The other process is the actual denying of the fact that there is a white culture.  It reinforces that those who actually have a culture are lesser and in the minority. Not having a white culture signifies that whites simply do things the mainstream or correct way and that other cultures are the ones who deviate from the norm and the supposed correct ways of doing things.
My high school was better off than a few of those in the area. I saw both of these influence those in my school.  Most of the people who went to my school were decently well off and were being taught properly to ready themselves for the future-being in high-tracked classes. I would also assume that most of my classmates would be puzzled at the thought of a white culture as well as I was.

2 thoughts on “White Culture

  1. It seems like you had a similar high school experience that I had. I went to a college prep school and it was extremely weird if someone chose not to go to college. Part of senior year was applying to colleges and it was mandatory. We had a 100% graduation rate also. This almost all white school definitely had a complete saturation of white culture. Just like you said though, I don’t think anyone would have understood the question if asked “what is white culture?” I’m not sure if I experienced anyone putting forward an idea of post-culturalism. Maybe it just didn’t come up in conversations though. I don’t think in depth conversations about culture and racial identity are common fair for high schoolers and certainly not back in the late 90s when I was in high school. Undoubtedly, the wealth status of the school that I went to had an effect of limiting the diversity in the school, and it seems like this might be true of your school too.

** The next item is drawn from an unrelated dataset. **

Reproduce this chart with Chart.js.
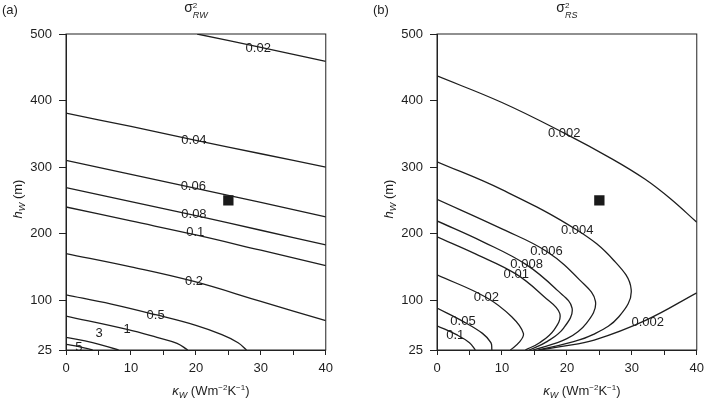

  2. I had a similar correlation between my high school and the Valley Groves High. I grew up in an upper-middle class suburb just outside of metro-Detroit, and I think with that being said it showed in the lack of diversity within the student body and our staff. My graduating class consisted of mostly white kids but I would say from being in the district since I was in kindergarten, I definitely saw an increase in the amount of diversity in the student body over the years. You mentioned how white culture is often denied in retrospect to society; rather that it is considered the unspoken norm and that other cultures/races are ‘doing things wrong’. This is important to recognize, for two factors. One, that whites are denying that they even have a culture is absurd. Not everyone may consider that white’s have a culture due to this ‘norm’. Second, due to the mainstream of white culture, other cultures are being looked at as if they are incorrect because they may deviate from the ‘norm’. It’s sad that even with the ability to merge all cultures or educate ourselves on other cultures, that white culture seems to be the only correct way of doing things.